雖然明眼人都知道這是裝的,但又沒有證據,最好的辦法就是看到他繞道而行。饒是如此,這個變態的家夥還是欲求不滿,咄咄逼人。陳言萍從很多渠道得知了這個人的情況,在一個風高月黑的夜晚將他堵在小巷子裏。據目擊者聲稱,那天晚上這條小巷子裏的慘叫聲不絕於耳,整整回蕩了三個多小時。有一個洗澡的少婦是這樣回憶的:我當時從洗澡開始就聽到這慘叫聲,等我洗完澡,洗完衣服,什麼都洗好了,這慘叫聲才慢慢平靜下來。所有聽到這慘叫聲的人,很久以後回憶起來都還是頭皮發麻,因為這根本就不是一個人能發出來的。假裝精神病的這個家夥得到了自己該有的回報,卻不是通過正當渠道得到的,反而是一個不關幾事的人插手才得到。

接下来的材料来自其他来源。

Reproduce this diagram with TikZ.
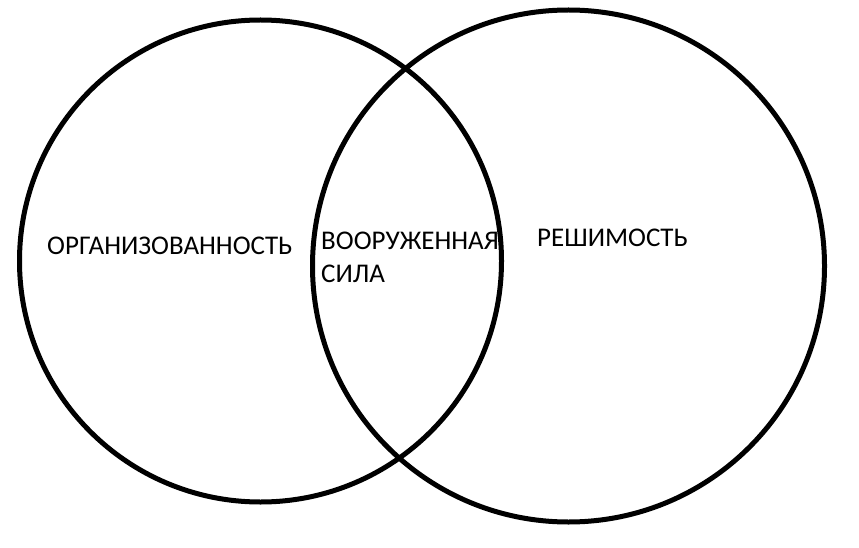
\documentclass[tikz,border=0pt]{standalone}
\usepackage{fontspec}
\setmainfont{Carlito}
\begin{document}
\begin{tikzpicture}[x=1pt,y=-1pt,
  ring/.style={draw=black,line width=5pt},
  lbl/.style={inner sep=0pt,font=\fontsize{27}{33}\selectfont,anchor=base west,align=left}]
\useasboundingbox[fill=white] (0,0) rectangle (859,548);
\node[ring,circle,minimum size=482pt,inner sep=0pt] (left) at (260.5,261) {};
\node[ring,circle,minimum size=512pt,inner sep=0pt] (right) at (568.5,266) {};
\node[lbl] (org) at (47,254) {ОРГАНИЗОВАННОСТЬ};
\node[lbl] (vs) at (321,282) {ВООРУЖЕННАЯ\\СИЛА};
\node[lbl] (res) at (537,246) {РЕШИМОСТЬ};
\end{tikzpicture}
\end{document}
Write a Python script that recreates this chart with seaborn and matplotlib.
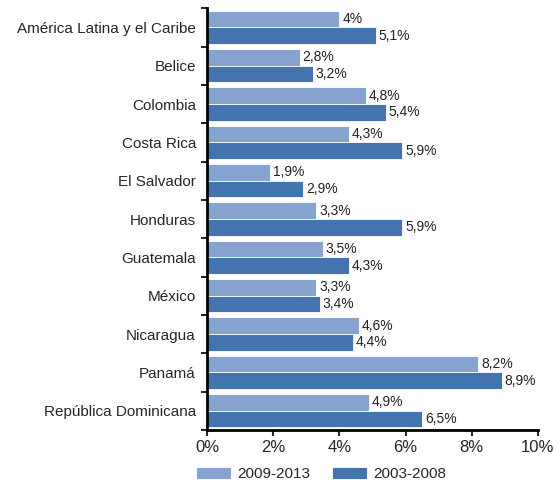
import pandas as pd
import numpy as np
import matplotlib
matplotlib.use("Agg")
import matplotlib.pyplot as plt
import seaborn as sns
from matplotlib.ticker import FixedLocator

paises = ["América Latina y el Caribe", "Belice", "Colombia", "Costa Rica", "El Salvador",
          "Honduras", "Guatemala", "México", "Nicaragua", "Panamá", "República Dominicana"]
serie_2009_2013 = [4.0, 2.8, 4.8, 4.3, 1.9, 3.3, 3.5, 3.3, 4.6, 8.2, 4.9]
serie_2003_2008 = [5.1, 3.2, 5.4, 5.9, 2.9, 5.9, 4.3, 3.4, 4.4, 8.9, 6.5]
periodos = ["2009-2013", "2003-2008"]
colores = ["#87a3d0", "#4374ae"]

df = pd.DataFrame({
    "pais": paises * 2,
    "valor": serie_2009_2013 + serie_2003_2008,
    "periodo": [periodos[0]] * len(paises) + [periodos[1]] * len(paises),
})

sns.set_style("white")
plt.rcParams['font.family'] = ['Liberation Sans', 'DejaVu Sans']

fig = plt.figure(figsize=(5.58, 4.82), dpi=100)
ax = fig.add_axes([0.371, 0.108, 0.593, 0.875])

sns.barplot(data=df, y="pais", x="valor", hue="periodo", orient="h",
            palette=colores, saturation=1, width=0.87, gap=0, ax=ax,
            edgecolor="white", linewidth=0.6)


def fmt(v):
    if abs(v - round(v)) < 1e-9:
        return f"{int(round(v))}%"
    return f"{v:.1f}%".replace(".", ",")


for cont, vals in zip(ax.containers, [serie_2009_2013, serie_2003_2008]):
    ax.bar_label(cont, labels=[fmt(v) for v in vals], padding=2, fontsize=10, color="#222222")

ax.set_xlim(0, 10)
ax.set_ylim(len(paises) - 0.5, -0.5)
ax.set_xticks(np.arange(0, 11, 2))
ax.set_xticklabels([f"{x}%" for x in range(0, 11, 2)], fontsize=12)
ax.set_yticks(range(len(paises)))
ax.set_yticklabels(paises, fontsize=11)
ax.yaxis.set_minor_locator(FixedLocator(np.arange(-0.5, len(paises), 1)))
ax.tick_params(axis="y", which="major", length=0, pad=8)
ax.tick_params(axis="y", which="minor", length=4, width=1.5, direction="out", left=True)
ax.tick_params(axis="x", which="major", length=4, width=1.5, direction="out", bottom=True, pad=3)
ax.set_xlabel("")
ax.set_ylabel("")

for s in ["top", "right"]:
    ax.spines[s].set_visible(False)
for s in ["left", "bottom"]:
    ax.spines[s].set_linewidth(2)
    ax.spines[s].set_color("black")

ax.legend(loc="upper center", bbox_to_anchor=(0.345, -0.073), ncol=2, frameon=False,
          fontsize=11, handlelength=2.3, handleheight=0.8, columnspacing=1.4,
          handletextpad=0.4, borderaxespad=0.2, borderpad=0.2)

fig.savefig("out.png", dpi=100)
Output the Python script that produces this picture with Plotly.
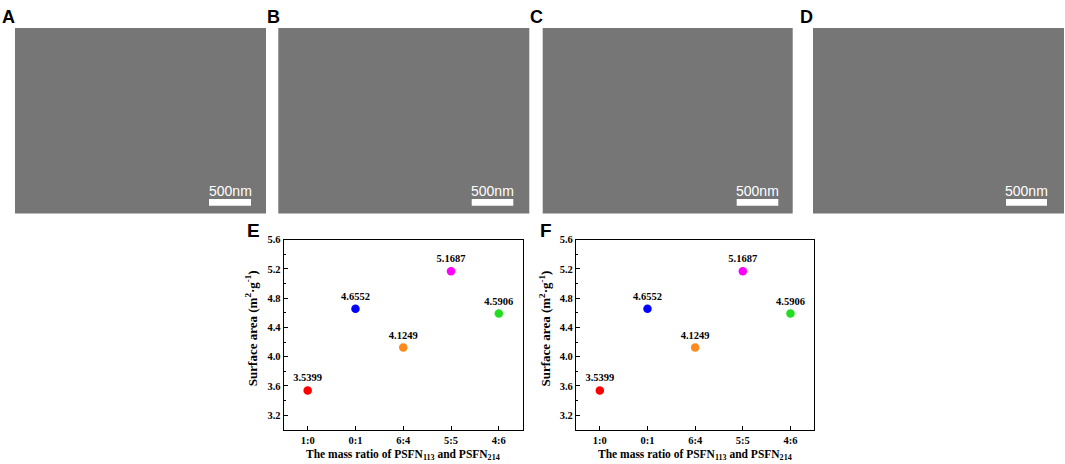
import plotly.graph_objects as go

# ---- data ----
ratios = ["1:0", "0:1", "6:4", "5:5", "4:6"]
surface_area = [3.5399, 4.6552, 4.1249, 5.1687, 4.5906]
labels = ["3.5399", "4.6552", "4.1249", "5.1687", "4.5906"]
point_colors = ["#ff0000", "#0000ff", "#ff8a1c", "#ff00ff", "#22dd22"]
panel_letters = ["A", "B", "C", "D"]
y_ticks = [3.2, 3.6, 4.0, 4.4, 4.8, 5.2, 5.6]

W, H = 1065, 464


def px(x):
    return x / W


def py(y):
    return 1 - y / H


fig = go.Figure()

serif = "Liberation Serif"
sans = "Liberation Sans"

for i, ax in enumerate(["", "2"]):
    fig.add_trace(go.Scatter(
        x=ratios, y=surface_area, mode="markers+text",
        text=labels, textposition="top center",
        textfont=dict(family=serif, size=10.5, color="black", weight="bold"),
        marker=dict(size=8.5, color=point_colors),
        xaxis="x" + ax, yaxis="y" + ax, showlegend=False, cliponaxis=False,
    ))

axis_common_x = dict(
    type="category", range=[-0.5, 4.5], showline=True, linecolor="black",
    linewidth=1.3, mirror=True, ticks="inside", ticklen=4, tickcolor="black",
    tickwidth=1, showgrid=False, zeroline=False,
    tickfont=dict(family=serif, size=10.5, color="black", weight="bold"),
)
axis_common_y = dict(
    range=[3.0, 5.6], tickvals=y_ticks, ticktext=[f"{v:.1f}" for v in y_ticks],
    showline=True, linecolor="black", linewidth=1.3, mirror=True,
    ticks="inside", ticklen=4, tickcolor="black", tickwidth=1,
    showgrid=False, zeroline=False,
    minor=dict(dtick=0.2, tick0=3.0, ticks="inside", ticklen=2, tickcolor="black"),
    tickfont=dict(family=serif, size=10.5, color="black", weight="bold"),
)

ydom = [py(429.5), py(237.3)]
fig.update_layout(
    width=W, height=H, margin=dict(l=0, r=0, t=0, b=0),
    paper_bgcolor="white", plot_bgcolor="white",
    xaxis=dict(domain=[px(283.8), px(522.7)], anchor="y", **axis_common_x),
    yaxis=dict(domain=ydom, anchor="x", **axis_common_y),
    xaxis2=dict(domain=[px(576.0), px(814.3)], anchor="y2", **axis_common_x),
    yaxis2=dict(domain=ydom, anchor="x2", **axis_common_y),
)

shapes = []
annotations = []

# SEM image placeholders (top row)
img_boxes = [(15, 266), (278.3, 529.3), (542.7, 792.7), (813, 1064)]
bar_boxes = [(209, 251), (471.7, 513.3), (736.7, 778.3), (1006, 1047)]
letter_x = [9, 273, 536, 806.5]
for (x0, x1), (b0, b1), lx, letter in zip(img_boxes, bar_boxes, letter_x, panel_letters):
    shapes.append(dict(type="rect", xref="paper", yref="paper",
                       x0=px(x0), x1=px(x1), y0=py(210.7), y1=py(23.3),
                       fillcolor="#767676", line=dict(width=0), layer="below"))
    shapes.append(dict(type="rect", xref="paper", yref="paper",
                       x0=px(b0), x1=px(b1), y0=py(203), y1=py(196),
                       fillcolor="white", line=dict(width=0)))
    annotations.append(dict(text="500nm", x=px((b0 + b1) / 2), y=py(188),
                            xref="paper", yref="paper", showarrow=False,
                            font=dict(family=sans, size=14, color="white"),
                            xanchor="center", yanchor="middle"))
    annotations.append(dict(text=f"<b>{letter}</b>", x=px(lx), y=py(12.5),
                            xref="paper", yref="paper", showarrow=False,
                            font=dict(family=sans, size=18, color="black"),
                            xanchor="center", yanchor="middle"))

# chart panel letters and titles
for lx, letter, ytx, xc in [(253.5, "E", 251.7, 403), (545.5, "F", 545.0, 695.2)]:
    annotations.append(dict(text=f"<b>{letter}</b>", x=px(lx), y=py(227.5),
                            xref="paper", yref="paper", showarrow=False,
                            font=dict(family=sans, size=19, color="black"),
                            xanchor="center", yanchor="middle"))
    annotations.append(dict(text="<b>Surface area (m<sup>2</sup>·g<sup>-1</sup>)</b>",
                            x=px(ytx), y=py(327), xref="paper", yref="paper",
                            showarrow=False, textangle=-90,
                            font=dict(family=serif, size=13, color="black"),
                            xanchor="center", yanchor="middle"))
    annotations.append(dict(text="<b>The mass ratio of PSFN<sub>113</sub> and PSFN<sub>214</sub></b>",
                            x=px(xc), y=py(454.5), xref="paper", yref="paper",
                            showarrow=False,
                            font=dict(family=serif, size=11.5, color="black"),
                            xanchor="center", yanchor="middle"))

fig.update_layout(shapes=shapes, annotations=annotations)

fig.write_html(
    "out.html",
    config={"displayModeBar": False},
    post_script="document.body.style.margin='0';document.body.style.overflow='hidden';",
)
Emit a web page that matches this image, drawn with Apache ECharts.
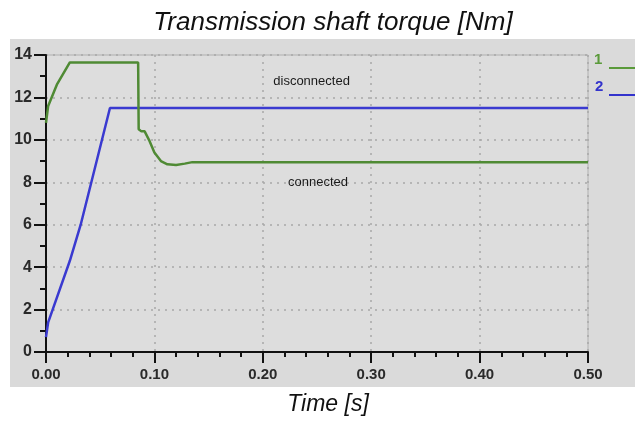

這不得不說是一個嘲諷,對那個小縣城所有當官者的嘲諷,一記響亮的耳光打得他們猝不及防。陳言萍這樣的性格注定她不是個平靜的人。小千世界的雙女俠客,到後來慢慢疏遠,變成了一女俠客,以及中千世界聲名鵲起的正義之筆。到中千世界之後,陳言萍正式用一對毛筆作為兵器亮相於眾人眼前。這一對毛筆出神入化,互相搭配,彌補不足之處。陳言萍還是一個懂得學習的人,活到老學到老,慢慢領悟了夢筆生花。靠著自己的本領,陳言萍做的好事,就是說一晚上也說不完。可是光靠自己一腔熱血,世界上那麼多不公平的事情,怎麼管得過來?遇到強大的對手根本就沒有能力,怎麼辦?還好這時候遇到自己的另一個搭檔,中千世界的隊長楊打擊。
離開中千世界後,正式進入大千世界。大千世界勾心鬥角比之小千世界中千世界,有過之而無不及,這時候自己的第二個搭檔楊打擊也已慘死。天無絕人之路,這時候陳言萍開始和有名的隊長走到一起。這兩個女強人一旦聯手,注定要做出一番不平凡的事情來。她們的事跡,流傳千古,每當提起這兩個女人,聞者傷心聽者落淚。唯一值得欣慰的是,陳言萍最終的結局並沒有那麼悲慘,不管怎麼說,歸隱田園總比橫死街頭要好得多了。
關於陳言萍的番外,我本不打算寫這麼多,顯得有些囉嗦了。但這是當時社會上的一個精神寄托,她永遠也不可能成為最受矚目的人,永遠都是第二名,或許這才是屬於她的真正意義。後來雖然做了滅害大隊的第二任隊長,可是因為前任隊長的緣故,受到的待遇反而不如以前。這也是人類的通病,換在任何一個人身上都會這麼做的,怪不得任何人。做一個配角,也就是第二號人物,才能將她的所有本事發揮淋漓盡致,因為這才是屬於她的身份。她適合一個人做獨行俠,因為她沒有隊長的魄力。一個人的魄力不是想改就能改掉的,也是學不來的。世界上隻能有一個隊長,才能顯得出她的高貴,同樣的道理,因為隻有一個陳言萍,所以愈發顯得珍貴。